Suburbanization of the City: An examination of the built environment characteristics and social life of German Village, a historic urban neighborhood in Columbus, Ohio
The approach advances a developing theory of suburban form and culture that looks past traditional definitions of a suburb to uncover a more nuanced understanding of both the land use and lifestyle implications of suburbanization. Can the dramatic land use change in German Village since the 1960s be attributed to the suburbanization of the city?

Abstract
Demographic shifts are leading people back to the historic urban cores of cities nationwide. The central city neighborhood of German Village in Columbus, Ohio has experienced extraordinary investment and today has many single-family homes on the market for over $1 million. While many urban neighborhoods build vertically when residential demand increases, the options for increased housing stock in German Village are essentially non-existent due to its strict regulation as a historic district. This circumstance of high demand and extremely low supply has inflated home values in this small neighborhood and has contributed to change in the built environment within the confines of a historic preservation regulatory framework. As a result, the neighborhood currently includes more suburban characteristics than many people recognize.

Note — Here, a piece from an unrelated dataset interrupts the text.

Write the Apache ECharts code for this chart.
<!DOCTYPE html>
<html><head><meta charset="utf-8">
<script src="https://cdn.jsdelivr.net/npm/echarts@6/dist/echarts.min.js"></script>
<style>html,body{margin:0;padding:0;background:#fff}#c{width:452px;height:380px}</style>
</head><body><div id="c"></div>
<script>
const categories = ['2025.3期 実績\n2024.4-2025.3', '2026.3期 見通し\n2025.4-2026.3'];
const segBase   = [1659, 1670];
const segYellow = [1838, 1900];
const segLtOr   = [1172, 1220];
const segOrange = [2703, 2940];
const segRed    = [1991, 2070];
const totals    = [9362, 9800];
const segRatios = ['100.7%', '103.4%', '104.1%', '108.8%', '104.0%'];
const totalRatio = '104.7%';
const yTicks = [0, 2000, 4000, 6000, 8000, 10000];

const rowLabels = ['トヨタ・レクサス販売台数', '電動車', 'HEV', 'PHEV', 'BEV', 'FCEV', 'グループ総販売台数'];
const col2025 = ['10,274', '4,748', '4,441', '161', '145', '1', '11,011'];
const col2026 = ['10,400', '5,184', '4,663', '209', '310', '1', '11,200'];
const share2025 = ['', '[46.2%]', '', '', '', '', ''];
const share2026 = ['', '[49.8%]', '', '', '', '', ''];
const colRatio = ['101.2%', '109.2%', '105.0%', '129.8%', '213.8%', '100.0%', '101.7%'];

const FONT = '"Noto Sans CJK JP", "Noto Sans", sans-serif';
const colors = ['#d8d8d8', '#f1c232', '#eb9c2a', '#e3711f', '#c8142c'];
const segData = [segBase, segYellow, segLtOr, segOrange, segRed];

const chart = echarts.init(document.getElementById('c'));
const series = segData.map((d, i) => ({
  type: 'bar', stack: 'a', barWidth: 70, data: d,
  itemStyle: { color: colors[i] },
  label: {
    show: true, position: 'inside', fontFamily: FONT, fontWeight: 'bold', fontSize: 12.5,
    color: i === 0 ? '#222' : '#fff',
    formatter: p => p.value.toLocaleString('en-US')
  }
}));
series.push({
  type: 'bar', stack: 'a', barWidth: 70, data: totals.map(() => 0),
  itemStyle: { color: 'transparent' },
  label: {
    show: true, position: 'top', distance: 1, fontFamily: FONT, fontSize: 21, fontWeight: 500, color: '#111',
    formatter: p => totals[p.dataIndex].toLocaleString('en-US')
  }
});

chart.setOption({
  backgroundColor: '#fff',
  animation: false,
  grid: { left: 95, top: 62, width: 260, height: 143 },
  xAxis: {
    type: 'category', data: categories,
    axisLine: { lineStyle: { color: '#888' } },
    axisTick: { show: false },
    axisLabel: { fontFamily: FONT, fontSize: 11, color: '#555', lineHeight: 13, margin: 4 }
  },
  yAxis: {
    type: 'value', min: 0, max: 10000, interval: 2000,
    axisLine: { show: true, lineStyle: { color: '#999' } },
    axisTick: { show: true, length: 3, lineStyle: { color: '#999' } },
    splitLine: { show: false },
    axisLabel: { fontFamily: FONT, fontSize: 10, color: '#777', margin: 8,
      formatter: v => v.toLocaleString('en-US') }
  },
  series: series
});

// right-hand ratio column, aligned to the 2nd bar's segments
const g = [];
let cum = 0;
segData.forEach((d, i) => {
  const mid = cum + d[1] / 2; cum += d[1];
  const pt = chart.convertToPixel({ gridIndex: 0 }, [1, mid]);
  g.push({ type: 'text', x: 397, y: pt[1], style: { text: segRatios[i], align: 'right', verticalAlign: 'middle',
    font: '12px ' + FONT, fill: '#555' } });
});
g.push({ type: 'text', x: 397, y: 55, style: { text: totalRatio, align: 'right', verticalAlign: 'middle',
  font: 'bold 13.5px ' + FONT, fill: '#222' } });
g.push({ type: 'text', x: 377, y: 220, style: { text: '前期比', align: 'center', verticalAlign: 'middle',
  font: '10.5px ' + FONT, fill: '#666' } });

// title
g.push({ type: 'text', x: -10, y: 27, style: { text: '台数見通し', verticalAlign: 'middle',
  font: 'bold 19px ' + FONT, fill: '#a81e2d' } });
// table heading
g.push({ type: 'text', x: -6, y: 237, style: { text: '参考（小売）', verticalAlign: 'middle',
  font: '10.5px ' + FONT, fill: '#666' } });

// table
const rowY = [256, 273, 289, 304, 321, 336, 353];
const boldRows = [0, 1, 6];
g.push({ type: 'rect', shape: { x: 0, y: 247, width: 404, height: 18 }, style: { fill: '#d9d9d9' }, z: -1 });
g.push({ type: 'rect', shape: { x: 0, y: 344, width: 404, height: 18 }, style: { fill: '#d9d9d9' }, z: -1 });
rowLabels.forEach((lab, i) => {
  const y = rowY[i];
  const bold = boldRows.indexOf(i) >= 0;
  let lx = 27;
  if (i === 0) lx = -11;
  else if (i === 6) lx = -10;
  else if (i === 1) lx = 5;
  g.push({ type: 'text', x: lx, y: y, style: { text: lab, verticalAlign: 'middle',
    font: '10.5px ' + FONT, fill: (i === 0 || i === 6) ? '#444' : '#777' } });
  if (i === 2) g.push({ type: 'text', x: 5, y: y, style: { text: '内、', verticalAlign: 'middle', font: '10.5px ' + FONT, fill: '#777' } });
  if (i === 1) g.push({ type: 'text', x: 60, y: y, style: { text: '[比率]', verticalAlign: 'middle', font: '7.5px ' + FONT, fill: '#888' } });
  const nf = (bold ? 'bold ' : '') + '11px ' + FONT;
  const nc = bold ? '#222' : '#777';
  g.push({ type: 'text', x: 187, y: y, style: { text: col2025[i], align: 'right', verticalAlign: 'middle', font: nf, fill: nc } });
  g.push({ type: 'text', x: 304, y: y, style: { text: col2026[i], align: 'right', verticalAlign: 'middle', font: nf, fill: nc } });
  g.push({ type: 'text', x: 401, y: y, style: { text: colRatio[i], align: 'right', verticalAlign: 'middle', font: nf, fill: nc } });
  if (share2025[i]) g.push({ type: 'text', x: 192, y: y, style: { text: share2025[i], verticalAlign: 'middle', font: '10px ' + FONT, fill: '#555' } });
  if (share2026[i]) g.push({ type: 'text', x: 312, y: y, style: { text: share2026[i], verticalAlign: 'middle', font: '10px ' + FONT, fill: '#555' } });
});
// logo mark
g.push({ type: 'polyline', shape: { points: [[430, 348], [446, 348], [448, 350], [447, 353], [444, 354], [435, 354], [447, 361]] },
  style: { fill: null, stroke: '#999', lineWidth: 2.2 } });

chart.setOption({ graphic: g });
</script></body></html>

This research explores the impacts of increased demand for living space on the built environment and investigates how the culture and space of German Village are inter-related. The approach advances a developing theory of suburban form and culture that looks past traditional definitions of a suburb to uncover a more nuanced understanding of both the land use and lifestyle implications of suburbanization. Can the dramatic land use change in German Village since the 1960s be attributed to the suburbanization of the city?